- [WHAT THE TASK ASKS]:
Can you transcribe the data exactly? Leave the pictures out.

-- start --

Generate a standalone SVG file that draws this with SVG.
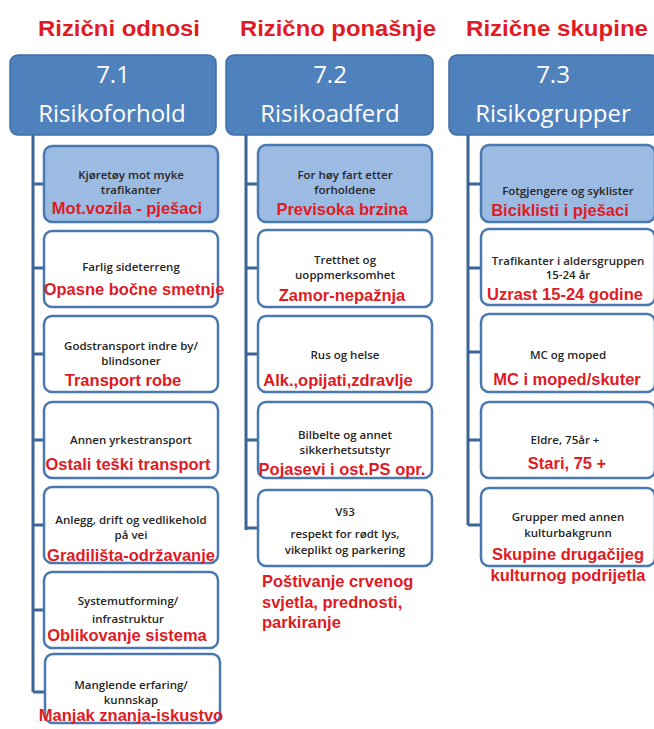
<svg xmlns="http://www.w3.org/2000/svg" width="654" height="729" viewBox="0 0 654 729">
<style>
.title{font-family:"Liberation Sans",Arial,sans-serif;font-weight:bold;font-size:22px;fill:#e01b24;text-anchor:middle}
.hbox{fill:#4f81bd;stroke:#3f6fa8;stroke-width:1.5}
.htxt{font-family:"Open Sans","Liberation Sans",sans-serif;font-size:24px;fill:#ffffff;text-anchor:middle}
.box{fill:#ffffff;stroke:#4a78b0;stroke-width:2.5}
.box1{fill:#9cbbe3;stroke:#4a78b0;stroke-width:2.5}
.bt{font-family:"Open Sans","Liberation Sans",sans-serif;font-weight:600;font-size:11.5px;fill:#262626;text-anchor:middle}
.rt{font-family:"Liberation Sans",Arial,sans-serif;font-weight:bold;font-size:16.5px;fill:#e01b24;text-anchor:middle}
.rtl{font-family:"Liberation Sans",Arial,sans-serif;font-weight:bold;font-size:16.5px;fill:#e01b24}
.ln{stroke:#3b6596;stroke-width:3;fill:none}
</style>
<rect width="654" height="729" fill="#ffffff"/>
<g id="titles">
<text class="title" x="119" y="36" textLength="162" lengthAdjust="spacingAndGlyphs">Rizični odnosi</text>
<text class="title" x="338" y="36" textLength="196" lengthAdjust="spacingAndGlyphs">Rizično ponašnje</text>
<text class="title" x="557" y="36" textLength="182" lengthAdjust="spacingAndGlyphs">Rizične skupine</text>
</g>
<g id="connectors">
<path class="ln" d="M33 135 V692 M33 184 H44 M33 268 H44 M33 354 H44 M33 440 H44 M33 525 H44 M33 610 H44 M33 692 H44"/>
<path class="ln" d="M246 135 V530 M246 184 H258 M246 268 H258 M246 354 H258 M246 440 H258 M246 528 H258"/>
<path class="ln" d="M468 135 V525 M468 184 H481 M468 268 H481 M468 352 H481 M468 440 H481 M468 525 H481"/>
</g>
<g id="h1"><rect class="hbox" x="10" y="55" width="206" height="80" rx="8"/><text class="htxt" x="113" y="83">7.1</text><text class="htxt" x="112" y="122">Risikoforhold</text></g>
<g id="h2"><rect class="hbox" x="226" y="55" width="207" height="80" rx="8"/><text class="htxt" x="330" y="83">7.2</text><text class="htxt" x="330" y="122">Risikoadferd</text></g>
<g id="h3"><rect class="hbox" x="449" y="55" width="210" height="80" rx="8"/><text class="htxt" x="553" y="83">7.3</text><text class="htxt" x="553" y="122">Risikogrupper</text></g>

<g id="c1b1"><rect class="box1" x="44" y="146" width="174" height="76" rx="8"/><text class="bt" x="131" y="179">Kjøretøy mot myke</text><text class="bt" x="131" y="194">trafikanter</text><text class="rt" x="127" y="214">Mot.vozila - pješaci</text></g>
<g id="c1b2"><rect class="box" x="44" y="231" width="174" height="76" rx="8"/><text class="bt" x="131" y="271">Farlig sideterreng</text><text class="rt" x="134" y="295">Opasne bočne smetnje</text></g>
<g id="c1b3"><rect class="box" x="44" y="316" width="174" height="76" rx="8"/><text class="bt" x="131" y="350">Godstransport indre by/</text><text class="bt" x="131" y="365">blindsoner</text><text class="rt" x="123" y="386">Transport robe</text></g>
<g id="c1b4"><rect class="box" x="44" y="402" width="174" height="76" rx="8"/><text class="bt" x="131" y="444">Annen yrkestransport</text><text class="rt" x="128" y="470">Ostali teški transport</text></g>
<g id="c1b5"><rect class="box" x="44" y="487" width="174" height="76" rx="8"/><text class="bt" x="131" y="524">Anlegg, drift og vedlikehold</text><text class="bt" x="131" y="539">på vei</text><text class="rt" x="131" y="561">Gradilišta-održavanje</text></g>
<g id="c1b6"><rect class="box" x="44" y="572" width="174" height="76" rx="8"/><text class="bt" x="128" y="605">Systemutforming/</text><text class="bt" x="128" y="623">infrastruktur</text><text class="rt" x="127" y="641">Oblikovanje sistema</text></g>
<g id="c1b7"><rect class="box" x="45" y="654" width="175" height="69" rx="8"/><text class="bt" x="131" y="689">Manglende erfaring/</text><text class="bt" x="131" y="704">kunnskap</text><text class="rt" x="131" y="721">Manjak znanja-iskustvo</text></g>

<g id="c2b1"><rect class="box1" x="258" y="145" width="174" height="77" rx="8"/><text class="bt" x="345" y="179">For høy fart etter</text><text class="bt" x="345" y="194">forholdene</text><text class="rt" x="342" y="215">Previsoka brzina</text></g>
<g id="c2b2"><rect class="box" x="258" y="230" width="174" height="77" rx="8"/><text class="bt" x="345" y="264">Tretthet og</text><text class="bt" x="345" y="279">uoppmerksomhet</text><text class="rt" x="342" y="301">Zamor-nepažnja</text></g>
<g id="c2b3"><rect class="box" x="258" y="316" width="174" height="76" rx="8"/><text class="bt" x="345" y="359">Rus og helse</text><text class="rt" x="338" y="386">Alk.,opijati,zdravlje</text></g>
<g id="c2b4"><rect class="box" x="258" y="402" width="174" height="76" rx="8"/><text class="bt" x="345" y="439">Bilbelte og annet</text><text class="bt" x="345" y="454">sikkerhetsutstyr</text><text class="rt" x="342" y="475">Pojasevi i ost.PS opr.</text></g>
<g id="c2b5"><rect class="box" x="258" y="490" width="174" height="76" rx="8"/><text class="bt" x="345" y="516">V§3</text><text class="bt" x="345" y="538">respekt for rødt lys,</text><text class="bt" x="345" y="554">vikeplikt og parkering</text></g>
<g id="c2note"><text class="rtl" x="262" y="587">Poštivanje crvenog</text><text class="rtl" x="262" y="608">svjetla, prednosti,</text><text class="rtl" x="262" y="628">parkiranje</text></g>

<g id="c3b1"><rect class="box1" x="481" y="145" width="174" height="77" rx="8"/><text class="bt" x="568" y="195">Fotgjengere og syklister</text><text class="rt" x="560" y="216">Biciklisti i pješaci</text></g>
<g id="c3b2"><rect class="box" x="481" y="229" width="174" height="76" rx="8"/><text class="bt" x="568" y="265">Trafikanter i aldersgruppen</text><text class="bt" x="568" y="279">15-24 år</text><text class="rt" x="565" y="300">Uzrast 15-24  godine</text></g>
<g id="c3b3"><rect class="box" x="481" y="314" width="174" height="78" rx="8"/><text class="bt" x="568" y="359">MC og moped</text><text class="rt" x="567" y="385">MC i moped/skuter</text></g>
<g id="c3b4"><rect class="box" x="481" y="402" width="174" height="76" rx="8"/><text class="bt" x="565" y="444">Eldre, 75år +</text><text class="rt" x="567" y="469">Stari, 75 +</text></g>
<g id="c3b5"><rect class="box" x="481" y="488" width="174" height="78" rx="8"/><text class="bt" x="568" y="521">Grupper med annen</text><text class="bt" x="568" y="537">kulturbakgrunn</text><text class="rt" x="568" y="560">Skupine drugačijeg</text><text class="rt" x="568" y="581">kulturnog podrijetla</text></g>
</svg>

-- end --

- [COMPLETED TASK]:
Generate a standalone SVG file that draws this with SVG.
<svg xmlns="http://www.w3.org/2000/svg" width="654" height="729" viewBox="0 0 654 729">
<style>
.title{font-family:"Liberation Sans",Arial,sans-serif;font-weight:bold;font-size:22px;fill:#e01b24;text-anchor:middle}
.hbox{fill:#4f81bd;stroke:#3f6fa8;stroke-width:1.5}
.htxt{font-family:"Open Sans","Liberation Sans",sans-serif;font-size:24px;fill:#ffffff;text-anchor:middle}
.box{fill:#ffffff;stroke:#4a78b0;stroke-width:2.5}
.box1{fill:#9cbbe3;stroke:#4a78b0;stroke-width:2.5}
.bt{font-family:"Open Sans","Liberation Sans",sans-serif;font-weight:600;font-size:11.5px;fill:#262626;text-anchor:middle}
.rt{font-family:"Liberation Sans",Arial,sans-serif;font-weight:bold;font-size:16.5px;fill:#e01b24;text-anchor:middle}
.rtl{font-family:"Liberation Sans",Arial,sans-serif;font-weight:bold;font-size:16.5px;fill:#e01b24}
.ln{stroke:#3b6596;stroke-width:3;fill:none}
</style>
<rect width="654" height="729" fill="#ffffff"/>
<g id="titles">
<text class="title" x="119" y="36" textLength="162" lengthAdjust="spacingAndGlyphs">Rizični odnosi</text>
<text class="title" x="338" y="36" textLength="196" lengthAdjust="spacingAndGlyphs">Rizično ponašnje</text>
<text class="title" x="557" y="36" textLength="182" lengthAdjust="spacingAndGlyphs">Rizične skupine</text>
</g>
<g id="connectors">
<path class="ln" d="M33 135 V692 M33 184 H44 M33 268 H44 M33 354 H44 M33 440 H44 M33 525 H44 M33 610 H44 M33 692 H44"/>
<path class="ln" d="M246 135 V530 M246 184 H258 M246 268 H258 M246 354 H258 M246 440 H258 M246 528 H258"/>
<path class="ln" d="M468 135 V525 M468 184 H481 M468 268 H481 M468 352 H481 M468 440 H481 M468 525 H481"/>
</g>
<g id="h1"><rect class="hbox" x="10" y="55" width="206" height="80" rx="8"/><text class="htxt" x="113" y="83">7.1</text><text class="htxt" x="112" y="122">Risikoforhold</text></g>
<g id="h2"><rect class="hbox" x="226" y="55" width="207" height="80" rx="8"/><text class="htxt" x="330" y="83">7.2</text><text class="htxt" x="330" y="122">Risikoadferd</text></g>
<g id="h3"><rect class="hbox" x="449" y="55" width="210" height="80" rx="8"/><text class="htxt" x="553" y="83">7.3</text><text class="htxt" x="553" y="122">Risikogrupper</text></g>

<g id="c1b1"><rect class="box1" x="44" y="146" width="174" height="76" rx="8"/><text class="bt" x="131" y="179">Kjøretøy mot myke</text><text class="bt" x="131" y="194">trafikanter</text><text class="rt" x="127" y="214">Mot.vozila - pješaci</text></g>
<g id="c1b2"><rect class="box" x="44" y="231" width="174" height="76" rx="8"/><text class="bt" x="131" y="271">Farlig sideterreng</text><text class="rt" x="134" y="295">Opasne bočne smetnje</text></g>
<g id="c1b3"><rect class="box" x="44" y="316" width="174" height="76" rx="8"/><text class="bt" x="131" y="350">Godstransport indre by/</text><text class="bt" x="131" y="365">blindsoner</text><text class="rt" x="123" y="386">Transport robe</text></g>
<g id="c1b4"><rect class="box" x="44" y="402" width="174" height="76" rx="8"/><text class="bt" x="131" y="444">Annen yrkestransport</text><text class="rt" x="128" y="470">Ostali teški transport</text></g>
<g id="c1b5"><rect class="box" x="44" y="487" width="174" height="76" rx="8"/><text class="bt" x="131" y="524">Anlegg, drift og vedlikehold</text><text class="bt" x="131" y="539">på vei</text><text class="rt" x="131" y="561">Gradilišta-održavanje</text></g>
<g id="c1b6"><rect class="box" x="44" y="572" width="174" height="76" rx="8"/><text class="bt" x="128" y="605">Systemutforming/</text><text class="bt" x="128" y="623">infrastruktur</text><text class="rt" x="127" y="641">Oblikovanje sistema</text></g>
<g id="c1b7"><rect class="box" x="45" y="654" width="175" height="69" rx="8"/><text class="bt" x="131" y="689">Manglende erfaring/</text><text class="bt" x="131" y="704">kunnskap</text><text class="rt" x="131" y="721">Manjak znanja-iskustvo</text></g>

<g id="c2b1"><rect class="box1" x="258" y="145" width="174" height="77" rx="8"/><text class="bt" x="345" y="179">For høy fart etter</text><text class="bt" x="345" y="194">forholdene</text><text class="rt" x="342" y="215">Previsoka brzina</text></g>
<g id="c2b2"><rect class="box" x="258" y="230" width="174" height="77" rx="8"/><text class="bt" x="345" y="264">Tretthet og</text><text class="bt" x="345" y="279">uoppmerksomhet</text><text class="rt" x="342" y="301">Zamor-nepažnja</text></g>
<g id="c2b3"><rect class="box" x="258" y="316" width="174" height="76" rx="8"/><text class="bt" x="345" y="359">Rus og helse</text><text class="rt" x="338" y="386">Alk.,opijati,zdravlje</text></g>
<g id="c2b4"><rect class="box" x="258" y="402" width="174" height="76" rx="8"/><text class="bt" x="345" y="439">Bilbelte og annet</text><text class="bt" x="345" y="454">sikkerhetsutstyr</text><text class="rt" x="342" y="475">Pojasevi i ost.PS opr.</text></g>
<g id="c2b5"><rect class="box" x="258" y="490" width="174" height="76" rx="8"/><text class="bt" x="345" y="516">V§3</text><text class="bt" x="345" y="538">respekt for rødt lys,</text><text class="bt" x="345" y="554">vikeplikt og parkering</text></g>
<g id="c2note"><text class="rtl" x="262" y="587">Poštivanje crvenog</text><text class="rtl" x="262" y="608">svjetla, prednosti,</text><text class="rtl" x="262" y="628">parkiranje</text></g>

<g id="c3b1"><rect class="box1" x="481" y="145" width="174" height="77" rx="8"/><text class="bt" x="568" y="195">Fotgjengere og syklister</text><text class="rt" x="560" y="216">Biciklisti i pješaci</text></g>
<g id="c3b2"><rect class="box" x="481" y="229" width="174" height="76" rx="8"/><text class="bt" x="568" y="265">Trafikanter i aldersgruppen</text><text class="bt" x="568" y="279">15-24 år</text><text class="rt" x="565" y="300">Uzrast 15-24  godine</text></g>
<g id="c3b3"><rect class="box" x="481" y="314" width="174" height="78" rx="8"/><text class="bt" x="568" y="359">MC og moped</text><text class="rt" x="567" y="385">MC i moped/skuter</text></g>
<g id="c3b4"><rect class="box" x="481" y="402" width="174" height="76" rx="8"/><text class="bt" x="565" y="444">Eldre, 75år +</text><text class="rt" x="567" y="469">Stari, 75 +</text></g>
<g id="c3b5"><rect class="box" x="481" y="488" width="174" height="78" rx="8"/><text class="bt" x="568" y="521">Grupper med annen</text><text class="bt" x="568" y="537">kulturbakgrunn</text><text class="rt" x="568" y="560">Skupine drugačijeg</text><text class="rt" x="568" y="581">kulturnog podrijetla</text></g>
</svg>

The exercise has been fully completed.